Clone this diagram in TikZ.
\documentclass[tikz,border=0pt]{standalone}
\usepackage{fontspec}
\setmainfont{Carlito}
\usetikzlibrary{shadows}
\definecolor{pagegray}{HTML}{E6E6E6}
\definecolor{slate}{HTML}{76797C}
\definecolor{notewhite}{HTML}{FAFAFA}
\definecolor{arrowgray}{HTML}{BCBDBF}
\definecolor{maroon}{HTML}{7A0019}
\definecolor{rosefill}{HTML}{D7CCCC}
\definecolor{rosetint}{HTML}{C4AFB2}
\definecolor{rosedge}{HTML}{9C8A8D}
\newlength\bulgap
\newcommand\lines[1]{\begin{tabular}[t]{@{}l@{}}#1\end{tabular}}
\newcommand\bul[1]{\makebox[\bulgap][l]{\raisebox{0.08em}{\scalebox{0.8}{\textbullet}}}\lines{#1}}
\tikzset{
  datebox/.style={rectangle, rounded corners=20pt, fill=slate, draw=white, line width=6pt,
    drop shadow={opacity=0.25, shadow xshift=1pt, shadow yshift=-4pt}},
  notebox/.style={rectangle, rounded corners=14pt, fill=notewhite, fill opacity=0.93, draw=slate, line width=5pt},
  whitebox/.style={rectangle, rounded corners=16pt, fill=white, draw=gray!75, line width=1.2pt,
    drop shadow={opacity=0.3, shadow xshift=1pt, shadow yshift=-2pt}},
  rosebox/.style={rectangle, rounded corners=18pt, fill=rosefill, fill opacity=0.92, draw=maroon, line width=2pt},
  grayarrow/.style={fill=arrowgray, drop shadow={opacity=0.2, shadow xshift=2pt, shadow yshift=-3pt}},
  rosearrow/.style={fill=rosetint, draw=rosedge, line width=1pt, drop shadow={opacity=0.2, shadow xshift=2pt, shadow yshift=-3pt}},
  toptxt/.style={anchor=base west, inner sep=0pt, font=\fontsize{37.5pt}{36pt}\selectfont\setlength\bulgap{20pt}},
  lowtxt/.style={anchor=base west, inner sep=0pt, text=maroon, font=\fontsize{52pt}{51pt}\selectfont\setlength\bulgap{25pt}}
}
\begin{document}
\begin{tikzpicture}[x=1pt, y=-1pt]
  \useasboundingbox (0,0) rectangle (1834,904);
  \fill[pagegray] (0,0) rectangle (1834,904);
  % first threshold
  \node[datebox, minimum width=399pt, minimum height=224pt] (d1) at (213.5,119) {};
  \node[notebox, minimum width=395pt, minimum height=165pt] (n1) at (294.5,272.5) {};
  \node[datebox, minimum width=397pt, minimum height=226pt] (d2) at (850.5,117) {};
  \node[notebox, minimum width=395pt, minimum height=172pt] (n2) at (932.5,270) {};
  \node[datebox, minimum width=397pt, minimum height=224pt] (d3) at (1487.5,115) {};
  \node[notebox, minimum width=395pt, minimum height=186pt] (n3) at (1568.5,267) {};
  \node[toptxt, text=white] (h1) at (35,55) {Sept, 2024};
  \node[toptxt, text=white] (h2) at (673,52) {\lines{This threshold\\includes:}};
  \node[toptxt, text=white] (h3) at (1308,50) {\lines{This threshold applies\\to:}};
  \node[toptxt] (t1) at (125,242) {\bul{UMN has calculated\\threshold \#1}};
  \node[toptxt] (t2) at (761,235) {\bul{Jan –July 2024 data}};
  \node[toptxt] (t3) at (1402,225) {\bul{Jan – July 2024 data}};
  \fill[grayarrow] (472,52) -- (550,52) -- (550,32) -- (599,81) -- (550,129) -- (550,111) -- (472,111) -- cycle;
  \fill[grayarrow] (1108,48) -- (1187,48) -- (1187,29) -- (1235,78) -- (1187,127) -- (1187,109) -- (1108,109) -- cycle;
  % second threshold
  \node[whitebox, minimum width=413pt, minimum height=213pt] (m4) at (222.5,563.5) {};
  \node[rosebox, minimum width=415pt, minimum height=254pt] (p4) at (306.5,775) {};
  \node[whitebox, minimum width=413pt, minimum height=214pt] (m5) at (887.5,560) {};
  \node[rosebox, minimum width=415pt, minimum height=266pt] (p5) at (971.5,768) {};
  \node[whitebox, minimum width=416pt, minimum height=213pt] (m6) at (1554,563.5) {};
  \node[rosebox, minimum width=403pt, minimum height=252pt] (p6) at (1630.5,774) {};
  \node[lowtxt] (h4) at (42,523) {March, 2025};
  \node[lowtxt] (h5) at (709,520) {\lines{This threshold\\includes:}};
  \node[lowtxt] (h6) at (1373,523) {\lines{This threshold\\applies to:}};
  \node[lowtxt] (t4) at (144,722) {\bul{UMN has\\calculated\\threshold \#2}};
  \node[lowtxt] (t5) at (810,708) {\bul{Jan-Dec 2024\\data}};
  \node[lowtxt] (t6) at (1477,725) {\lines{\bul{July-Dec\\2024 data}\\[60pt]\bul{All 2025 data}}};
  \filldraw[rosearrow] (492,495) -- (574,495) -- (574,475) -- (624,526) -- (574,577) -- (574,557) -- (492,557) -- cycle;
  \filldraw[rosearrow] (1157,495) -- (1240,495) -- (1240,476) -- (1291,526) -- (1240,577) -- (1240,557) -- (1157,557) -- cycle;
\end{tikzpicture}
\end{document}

◇ ◇ ◇ ◇

» Exercise aim
Extract all of the data above and output it character for character.

» Solved exercise
Clone this diagram in TikZ.
\documentclass[tikz,border=0pt]{standalone}
\usepackage{fontspec}
\setmainfont{Carlito}
\usetikzlibrary{shadows}
\definecolor{pagegray}{HTML}{E6E6E6}
\definecolor{slate}{HTML}{76797C}
\definecolor{notewhite}{HTML}{FAFAFA}
\definecolor{arrowgray}{HTML}{BCBDBF}
\definecolor{maroon}{HTML}{7A0019}
\definecolor{rosefill}{HTML}{D7CCCC}
\definecolor{rosetint}{HTML}{C4AFB2}
\definecolor{rosedge}{HTML}{9C8A8D}
\newlength\bulgap
\newcommand\lines[1]{\begin{tabular}[t]{@{}l@{}}#1\end{tabular}}
\newcommand\bul[1]{\makebox[\bulgap][l]{\raisebox{0.08em}{\scalebox{0.8}{\textbullet}}}\lines{#1}}
\tikzset{
  datebox/.style={rectangle, rounded corners=20pt, fill=slate, draw=white, line width=6pt,
    drop shadow={opacity=0.25, shadow xshift=1pt, shadow yshift=-4pt}},
  notebox/.style={rectangle, rounded corners=14pt, fill=notewhite, fill opacity=0.93, draw=slate, line width=5pt},
  whitebox/.style={rectangle, rounded corners=16pt, fill=white, draw=gray!75, line width=1.2pt,
    drop shadow={opacity=0.3, shadow xshift=1pt, shadow yshift=-2pt}},
  rosebox/.style={rectangle, rounded corners=18pt, fill=rosefill, fill opacity=0.92, draw=maroon, line width=2pt},
  grayarrow/.style={fill=arrowgray, drop shadow={opacity=0.2, shadow xshift=2pt, shadow yshift=-3pt}},
  rosearrow/.style={fill=rosetint, draw=rosedge, line width=1pt, drop shadow={opacity=0.2, shadow xshift=2pt, shadow yshift=-3pt}},
  toptxt/.style={anchor=base west, inner sep=0pt, font=\fontsize{37.5pt}{36pt}\selectfont\setlength\bulgap{20pt}},
  lowtxt/.style={anchor=base west, inner sep=0pt, text=maroon, font=\fontsize{52pt}{51pt}\selectfont\setlength\bulgap{25pt}}
}
\begin{document}
\begin{tikzpicture}[x=1pt, y=-1pt]
  \useasboundingbox (0,0) rectangle (1834,904);
  \fill[pagegray] (0,0) rectangle (1834,904);
  % first threshold
  \node[datebox, minimum width=399pt, minimum height=224pt] (d1) at (213.5,119) {};
  \node[notebox, minimum width=395pt, minimum height=165pt] (n1) at (294.5,272.5) {};
  \node[datebox, minimum width=397pt, minimum height=226pt] (d2) at (850.5,117) {};
  \node[notebox, minimum width=395pt, minimum height=172pt] (n2) at (932.5,270) {};
  \node[datebox, minimum width=397pt, minimum height=224pt] (d3) at (1487.5,115) {};
  \node[notebox, minimum width=395pt, minimum height=186pt] (n3) at (1568.5,267) {};
  \node[toptxt, text=white] (h1) at (35,55) {Sept, 2024};
  \node[toptxt, text=white] (h2) at (673,52) {\lines{This threshold\\includes:}};
  \node[toptxt, text=white] (h3) at (1308,50) {\lines{This threshold applies\\to:}};
  \node[toptxt] (t1) at (125,242) {\bul{UMN has calculated\\threshold \#1}};
  \node[toptxt] (t2) at (761,235) {\bul{Jan –July 2024 data}};
  \node[toptxt] (t3) at (1402,225) {\bul{Jan – July 2024 data}};
  \fill[grayarrow] (472,52) -- (550,52) -- (550,32) -- (599,81) -- (550,129) -- (550,111) -- (472,111) -- cycle;
  \fill[grayarrow] (1108,48) -- (1187,48) -- (1187,29) -- (1235,78) -- (1187,127) -- (1187,109) -- (1108,109) -- cycle;
  % second threshold
  \node[whitebox, minimum width=413pt, minimum height=213pt] (m4) at (222.5,563.5) {};
  \node[rosebox, minimum width=415pt, minimum height=254pt] (p4) at (306.5,775) {};
  \node[whitebox, minimum width=413pt, minimum height=214pt] (m5) at (887.5,560) {};
  \node[rosebox, minimum width=415pt, minimum height=266pt] (p5) at (971.5,768) {};
  \node[whitebox, minimum width=416pt, minimum height=213pt] (m6) at (1554,563.5) {};
  \node[rosebox, minimum width=403pt, minimum height=252pt] (p6) at (1630.5,774) {};
  \node[lowtxt] (h4) at (42,523) {March, 2025};
  \node[lowtxt] (h5) at (709,520) {\lines{This threshold\\includes:}};
  \node[lowtxt] (h6) at (1373,523) {\lines{This threshold\\applies to:}};
  \node[lowtxt] (t4) at (144,722) {\bul{UMN has\\calculated\\threshold \#2}};
  \node[lowtxt] (t5) at (810,708) {\bul{Jan-Dec 2024\\data}};
  \node[lowtxt] (t6) at (1477,725) {\lines{\bul{July-Dec\\2024 data}\\[60pt]\bul{All 2025 data}}};
  \filldraw[rosearrow] (492,495) -- (574,495) -- (574,475) -- (624,526) -- (574,577) -- (574,557) -- (492,557) -- cycle;
  \filldraw[rosearrow] (1157,495) -- (1240,495) -- (1240,476) -- (1291,526) -- (1240,577) -- (1240,557) -- (1157,557) -- cycle;
\end{tikzpicture}
\end{document}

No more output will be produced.